Studio album by Taken by Trees
- Released: 2 October 2012
- Genre: Indie pop
- Length: 41:40
- Label: Secretly Canadian
- Producer: Victoria Bergsman; Henning Fürst;

Taken by Trees chronology
| East of Eden (2009) | Other Worlds (2012) | Yellow to Blue (2018) |

Singles from Other Worlds
- "Dreams" Released: 7 August 2012; "Only You" Released: 23 April 2013;

= Other Worlds (Taken by Trees album) =

Other Worlds is the third studio album by Taken by Trees, the solo project of Swedish musician Victoria Bergsman.

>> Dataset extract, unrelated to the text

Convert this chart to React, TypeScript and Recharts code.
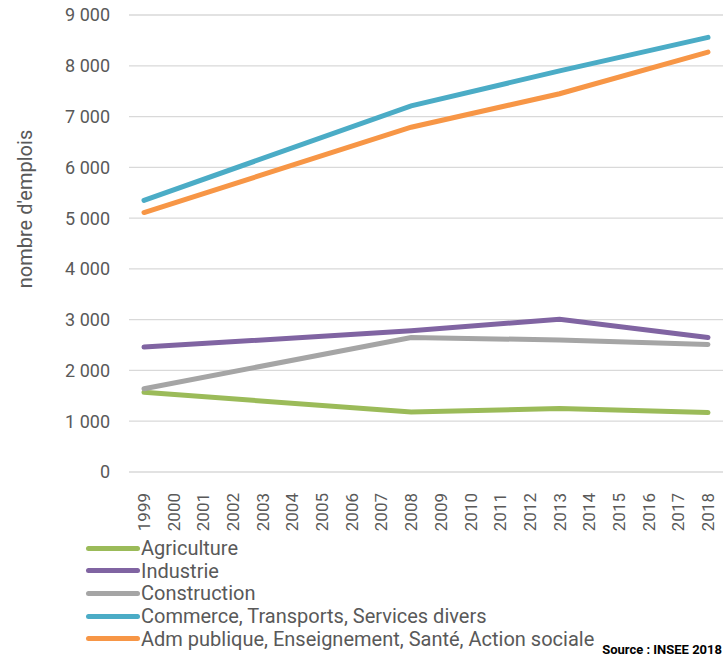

The album was released on 2 October 2012 by Secretly Canadian. The music on the album was inspired by Bergsman's travel to Hawaii.

The song "Dreams" was premiered on NPR's website on 10 July 2012, and a video for the song was released on 25 July. It was subsequently released as a single in digital and 12-inch formats on 7 August. The song "Large" was premiered on Refinery29 on 10 September. The entire Open Worlds album was made available for streaming by The Fader on 24 September.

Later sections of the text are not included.